L’important dans cette décision est qu’elle est clairement liée aux “pressions de l’opinion publique”. Dans ce cas, c’est un concept assez vague: il n’y a pas de manifestations monstres et/ou pressantes en Italie en ce moment. Il y en a eu pour l’enterrement de Calipari, mais tout le monde y participait.

L’opposition a été assez arrangeante avec Berlusconi lors du débat au Parlement sur l’affaire Sgrena. Il n’était alors pas question de retrait prématuré. Voici ce qu’écrivait le site WSWS à propos de cette séance au Parlement:


« In his statement last Wednesday, Berlusconi, one of Bush administration’s staunchest European allies, was compelled to walk a fine line. To deflect public anger, he challenged the US account and demanded “maximum collaboration” from Washington “for closure of the incident that was so irrational and that caused so much sorrow.” At the same time, he insisted “our friendship with the United States is strong and loyal” and ruled out any withdrawal of Italian troops from Iraq.

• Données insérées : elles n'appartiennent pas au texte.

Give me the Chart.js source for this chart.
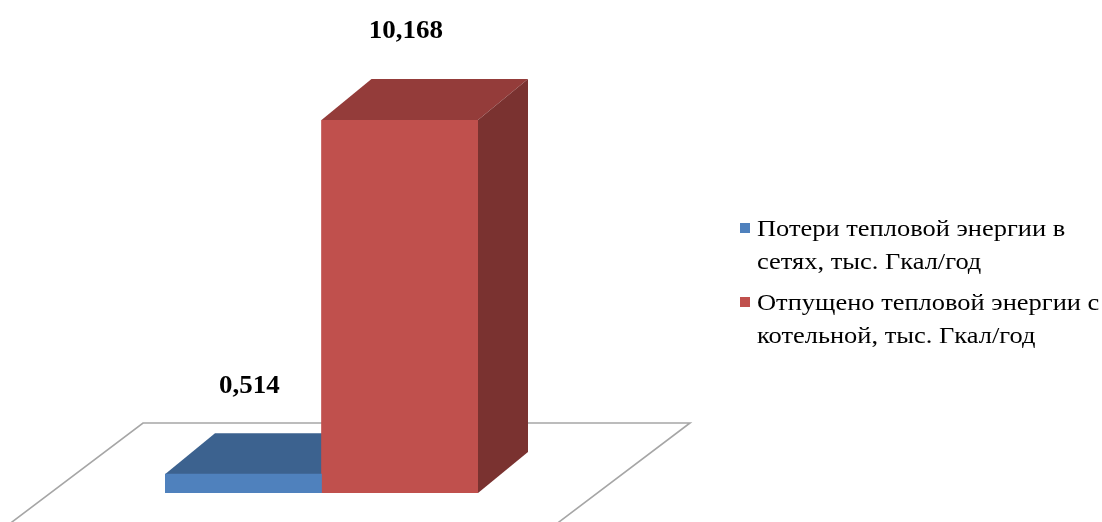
<!DOCTYPE html>
<html><head><meta charset="utf-8">
<script src="https://cdn.jsdelivr.net/npm/chart.js@4/dist/chart.umd.min.js"></script>
<style>
html,body{margin:0;padding:0;background:#fff;}
#wrap{position:relative;width:1102px;height:522px;overflow:hidden;}
canvas{position:absolute;left:0;top:0;}
.leg{position:absolute;font-family:"Liberation Serif","Times New Roman",serif;font-size:23px;line-height:33px;color:#000;white-space:nowrap;transform:scaleX(1.15);transform-origin:0 0;}
.sw{position:absolute;width:10px;height:10px;}
</style></head>
<body><div id="wrap"><canvas id="c" width="1102" height="522"></canvas>
<div class="sw" style="left:740px;top:223px;background:#4F81BD"></div>
<div class="leg" style="left:757px;top:212px">Потери тепловой энергии в<br>сетях, тыс. Гкал/год</div>
<div class="sw" style="left:740px;top:297px;background:#C0504D"></div>
<div class="leg" style="left:757px;top:286px">Отпущено тепловой энергии с<br>котельной, тыс. Гкал/год</div>
</div>
<script>
const categories = [""];
const seriesNames = ["Потери тепловой энергии в сетях, тыс. Гкал/год", "Отпущено тепловой энергии с котельной, тыс. Гкал/год"];
const lossValues = [0.514];
const releasedValues = [10.168];
const valueLabels = ["0,514", "10,168"];

const frontColors = ["#4F81BD", "#C0504D"];
const topColors = ["#3C628F", "#943C3A"];
const sideColors = ["#345578", "#7A3230"];
const DX = 50, DY = -41;

function face(ctx, pts, color){
  ctx.beginPath();
  ctx.moveTo(pts[0][0], pts[0][1]);
  for (let i=1;i<pts.length;i++) ctx.lineTo(pts[i][0], pts[i][1]);
  ctx.closePath();
  ctx.fillStyle = color; ctx.fill();
}
function drawBox3D(chart, di, ctx){
  const meta = chart.getDatasetMeta(di);
  meta.data.forEach(b => {
    const p = b.getProps(['x','y','base','width'], true);
    const l = p.x - p.width/2, r = p.x + p.width/2, t = p.y, bt = p.base;
    face(ctx, [[l,t],[l+DX,t+DY],[r+DX,t+DY],[r,t]], topColors[di]);
    face(ctx, [[r,t],[r+DX,t+DY],[r+DX,bt+DY],[r,bt]], sideColors[di]);
  });
}
const threeD = {
  id: 'threeD',
  beforeDatasetsDraw(chart){
    const ctx = chart.ctx, a = chart.chartArea;
    const yb = chart.scales.y.getPixelForValue(0);
    const backY = yb - 70;
    ctx.save();
    ctx.strokeStyle = '#A6A6A6'; ctx.lineWidth = 1.6;
    ctx.beginPath();
    ctx.moveTo(a.left - 22 - 131*1.2, backY + 99*1.2);
    ctx.lineTo(a.left - 22, backY);
    ctx.lineTo(a.right + 212, backY);
    ctx.lineTo(a.right + 212 - 131*1.2, backY + 99*1.2);
    ctx.stroke();
    drawBox3D(chart, 0, ctx);
    ctx.restore();
  },
  afterDatasetsDraw(chart){
    const ctx = chart.ctx;
    ctx.save();
    drawBox3D(chart, 1, ctx);
    ctx.fillStyle = '#000';
    ctx.font = 'bold 25px "Liberation Serif", "Times New Roman", serif';
    ctx.textAlign = 'center'; ctx.textBaseline = 'middle';
    [0,1].forEach(di => {
      const b = chart.getDatasetMeta(di).data[0];
      ctx.save();
      ctx.translate(b.x + 6, b.y - 88);
      ctx.scale(1.08, 1);
      ctx.fillText(valueLabels[di], 0, 0);
      ctx.restore();
    });
    ctx.restore();
  }
};

new Chart(document.getElementById('c'), {
  type: 'bar',
  data: {
    labels: categories,
    datasets: [
      {label: seriesNames[0], data: lossValues, backgroundColor: frontColors[0], borderWidth: 0},
      {label: seriesNames[1], data: releasedValues, backgroundColor: frontColors[1], borderWidth: 0}
    ]
  },
  options: {
    responsive: false, animation: false,
    layout: {padding: {left: 165, right: 624, top: 120, bottom: 29}},
    plugins: {legend: {display: false}, tooltip: {enabled: false}},
    scales: {
      x: {display: false},
      y: {display: false, min: 0, max: 10.168}
    },
    datasets: {bar: {categoryPercentage: 1, barPercentage: 1}}
  },
  plugins: [threeD]
});
</script></body></html>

» Berlusconi was helped out of his difficulties by the opposition parties. Significantly, his speech in the Italian Senate was greeted with a standing ovation, not only from his own right-wing supporters, but from the so-called centre-left opposition. Romano Prodi, who heads the opposition Olive Tree alliance, told the media that he appreciated “the tone and measure employed by the prime minister today”. It was a clear political signal to Berlusconi that he could count on the opposition not to rock the boat on the issue. »


Berlusconi a cédé moins devant des pressions que devant un climat médiatique, une “atmosphère” empoisonnée, qu’on peut ressentir aujourd’hui encore plus devant les conditions des réactions américaines que devant le drame lui-même. Bush a envoyé un message à Berlusconi, il lui a parlé, il a promis vaguement une enquête commune. Rien de bien consistant et, comme d’habitude, une désinvolture systématique des Américains. Si l’on ajoute les nouvelles, comme on l’a vu plus haut, que les Américains prennent des dispositions pour éviter que les hommes des Special Forces soient inculpés dans des affaires du type de celle qui a concerné Giualiana Sgrena, on peut concevoir la vigueur de l’humiliation et de l’amertume ressenties par les Italiens. Ce point a sans aucun doute joué, notamment par les effets sur l’opinion publique avant les échéances électorales du début du mois prochain.

Berlusconi n’a guère à attendre de soutien de ses “amis” britanniques dans cette affaire. Le Guardian, après avoir mentionné l’affirmation de Berlusconi selon laquelle il détermine une “exit strategy” avec Tony Blair, ajoute ces précisions montrant que les Britanniques se démarquent complètement des Italiens pour garder ce qu’il leur reste de “faveur” des Américains : « British defence sources last night repeated the British government's stated policy that its troops will stay in Iraq “as long as is necessary and as long as the Iraqis want us”. Mr Berlusconi's comments about a precise exit strategy were “an aspiration” or “political guesswork”, they added. »

L’alliance américaine, perçue comme une habileté suprême par l’habile Berlusconi, est en train de se retourner contre lui. Quelles que soient les précautions oratoires et les dispositions sur le terrain qu’il prendra, il apparaîtra à Washington chez tous les exaltés qui font la pluie et le beau temps comme un “lâche”, un “traître”, comme un Italien en un mot, selon la batterie de clichés servant de références intellectuelles à ces gens-là. En Europe, il ne pourra compter sur l’indulgence de personne, les Britanniques le laissant tomber comme ils font d’habitude avec leurs alliés en difficultés. Berlusconi a oublié, dans son habileté considérable, la réalité du comportement et de la psychologie des américanistes de Washington: l’ignorance totale du monde extérieur, avec un désintérêt et une inattention confinant à la pathologie.